History Professor Steven Levine is a specialist in East Asian affairs at the University of Montana. Fluent In Chinese, Levine was partly responsible for bringing the Confucius Institute to the state, a decision he now says was a “mistake” that has opened the door to Beijing soft power.

"When I was at the Mansfield Center as Associate Director, I was partly responsible for bringing the Confucius Institute to the University of Montana, and, frankly, now I regret it because the Confucius institute, which is not particularly active actually at UM, is in fact an instrument of Chinese soft power."

Levine says the Confucius Institute offered money and language opportunities to the cash-strapped university, but he has come to be very critical of the educational structure of the institute.
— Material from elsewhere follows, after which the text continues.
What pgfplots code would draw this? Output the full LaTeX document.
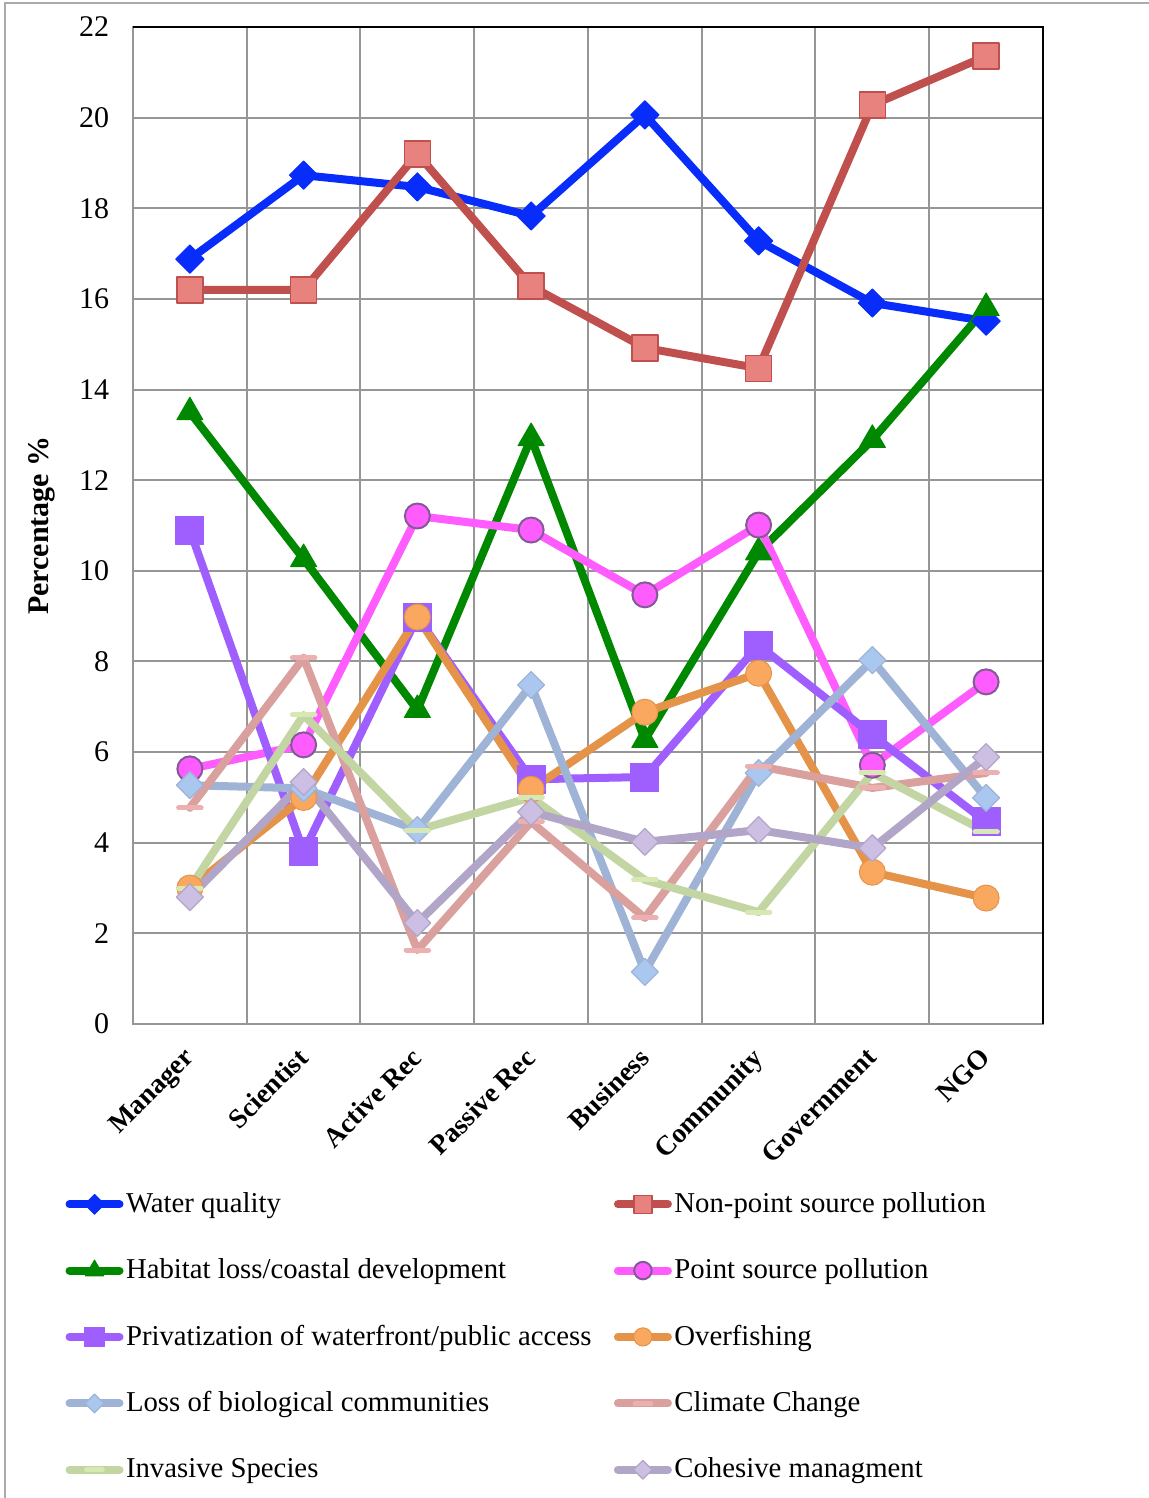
\documentclass[border=0pt]{standalone}
\usepackage{fontspec}
\setmainfont{Liberation Serif}
\usepackage{pgfplots}
\pgfplotsset{compat=1.18}
\definecolor{frameGray}{RGB}{170,170,170}
\definecolor{gridGray}{RGB}{150,150,150}
\definecolor{cWater}{RGB}{8,44,250}
\definecolor{cNP}{RGB}{192,80,77}
\definecolor{cNPm}{RGB}{232,130,126}
\definecolor{cHab}{RGB}{0,136,0}
\definecolor{cPS}{RGB}{255,92,255}
\definecolor{cPSd}{RGB}{130,90,150}
\definecolor{cPriv}{RGB}{159,95,255}
\definecolor{cOver}{RGB}{228,147,72}
\definecolor{cOverm}{RGB}{250,168,95}
\definecolor{cLoss}{RGB}{158,179,213}
\definecolor{cLossm}{RGB}{170,199,240}
\definecolor{cClim}{RGB}{218,160,158}
\definecolor{cClimm}{RGB}{236,176,176}
\definecolor{cInv}{RGB}{195,213,163}
\definecolor{cInvm}{RGB}{215,232,178}
\definecolor{cCoh}{RGB}{178,166,200}
\definecolor{cCohm}{RGB}{205,190,228}
\begin{document}
\begin{tikzpicture}
\path[use as bounding box] (0,0) rectangle (459.6pt,-599.2pt);
\draw[color=frameGray, line width=0.8pt] (2pt,-599.2pt) -- (2pt,-1.2pt) -- (459.6pt,-1.2pt);
\begin{axis}[
  at={(53.2pt,-409.6pt)}, anchor=south west,
  scale only axis, width=364pt, height=398.8pt,
  xmin=-0.5, xmax=7.5, ymin=0, ymax=22,
  clip=false,
  xtick={0,1,2,3,4,5,6,7},
  xticklabels={Manager,Scientist,Active Rec,Passive Rec,Business,Community,Government,NGO},
  minor xtick={0.5,1.5,2.5,3.5,4.5,5.5,6.5},
  ytick={0,2,4,6,8,10,12,14,16,18,20,22},
  xminorgrids, ymajorgrids,
  major tick length=0pt, minor tick length=0pt,
  grid style={color=gridGray, line width=0.8pt},
  minor grid style={color=gridGray, line width=0.8pt},
  axis line style={color=gridGray, line width=0.8pt},
  /pgf/number format/assume math mode=true,
  yticklabel style={font=\fontsize{12}{14}\selectfont, xshift=-6pt},
  xticklabel style={font=\bfseries\fontsize{11}{13}\selectfont, xshift=-3pt, yshift=-4pt, rotate=45, anchor=north east},
  ylabel={Percentage \%},
  every axis y label/.style={at={(axis description cs:-0.100,0.5)}, rotate=90, anchor=center, font=\bfseries\fontsize{12}{14}\selectfont},
  legend columns=2,
  legend style={at={(axis description cs:-0.0747,-0.166)}, anchor=north west, draw=none, fill=none,
    font=\fontsize{11.5}{13}\selectfont, row sep=15pt, inner sep=0pt,
    nodes={inner sep=1pt},
    /tikz/every even column/.append style={column sep=8pt}},
  legend cell align=left,
  legend image code/.code={\draw[mark repeat=2,mark phase=2,every mark/.append style={scale=0.7}] plot coordinates {(1pt,0pt) (11pt,0pt) (21pt,0pt)};},
  every axis plot/.append style={line width=3.2pt, line join=round, line cap=round},
  after end axis/.code={\draw[black,line width=0.8pt] (rel axis cs:0,1) -- (rel axis cs:1,1) -- (rel axis cs:1,0);},
]
\addplot[color=cWater, mark=square*, mark size=4pt, mark options={rotate=45, fill=cWater, draw=cWater, line width=0.4pt}]
  coordinates {(0,16.88) (1,18.73) (2,18.47) (3,17.83) (4,20.06) (5,17.28) (6,15.91) (7,15.51)};
\addlegendentry{Water quality}
\addplot[color=cNP, mark=square*, mark size=5.2pt, mark options={fill=cNPm, draw=cNP, line width=0.6pt}]
  coordinates {(0,16.20) (1,16.20) (2,19.20) (3,16.28) (4,14.92) (5,14.47) (6,20.28) (7,21.36)};
\addlegendentry{Non-point source pollution}
\addplot[color=cHab, mark=triangle*, mark size=6pt, mark options={fill=cHab, draw=cHab, line width=0.4pt}]
  coordinates {(0,13.50) (1,10.26) (2,6.93) (3,12.93) (4,6.27) (5,10.41) (6,12.89) (7,15.80)};
\addlegendentry{Habitat loss/coastal development}
\addplot[color=cPS, mark=*, mark size=5pt, mark options={fill=cPS, draw=cPSd, line width=0.8pt}]
  coordinates {(0,5.63) (1,6.16) (2,11.21) (3,10.90) (4,9.47) (5,11.01) (6,5.71) (7,7.55)};
\addlegendentry{Point source pollution}
\addplot[color=cPriv, mark=square*, mark size=5.6pt, mark options={fill=cPriv, draw=cPriv, line width=0.4pt}]
  coordinates {(0,10.90) (1,3.80) (2,8.98) (3,5.40) (4,5.45) (5,8.36) (6,6.38) (7,4.46)};
\addlegendentry{Privatization of waterfront/public access}
\addplot[color=cOver, mark=*, mark size=5.2pt, mark options={fill=cOverm, draw=cOver, line width=0.4pt}]
  coordinates {(0,3.00) (1,5.00) (2,8.98) (3,5.18) (4,6.88) (5,7.74) (6,3.35) (7,2.78)};
\addlegendentry{Overfishing}
\addplot[color=cLoss, mark=square*, mark size=3.8pt, mark options={rotate=45, fill=cLossm, draw=cLoss, line width=0.5pt}]
  coordinates {(0,5.27) (1,5.20) (2,4.28) (3,7.48) (4,1.15) (5,5.54) (6,8.03) (7,4.99)};
\addlegendentry{Loss of biological communities}
\addplot[color=cClim, mark=-, mark size=4.5pt, mark options={draw=cClimm, line width=2pt}]
  coordinates {(0,4.77) (1,8.08) (2,1.63) (3,4.46) (4,2.34) (5,5.69) (6,5.21) (7,5.54)};
\addlegendentry{Climate Change}
\addplot[color=cInv, mark=-, mark size=4.5pt, mark options={draw=cInvm, line width=2pt}]
  coordinates {(0,3.00) (1,6.82) (2,4.28) (3,5.00) (4,3.18) (5,2.47) (6,5.54) (7,4.24)};
\addlegendentry{Invasive Species}
\addplot[color=cCoh, mark=square*, mark size=3.8pt, mark options={rotate=45, fill=cCohm, draw=cCoh, line width=0.5pt}]
  coordinates {(0,2.80) (1,5.34) (2,2.23) (3,4.68) (4,4.02) (5,4.28) (6,3.88) (7,5.89)};
\addlegendentry{Cohesive managment}
\end{axis}
\end{tikzpicture}
\end{document}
"The teachers are very carefully vetted to make sure that they don't differ one syllable from any of the official lines in Beijing," Levine said. "As you get beyond the basic 'ABCs,' so to speak, of Chinese, the books that are used and the teachers that are teaching them are forbidden by their contract from speaking about things like Tibet, for example, or Taiwan, or Liu Xiaobo, the Noble Prize winner that just died. They are constrained and censored basically."

Levine says it is “unfortunate” that Montana’s education system cannot supply language teachers and funds to teach one of the world’s most important languages, rather than rely on Beijing.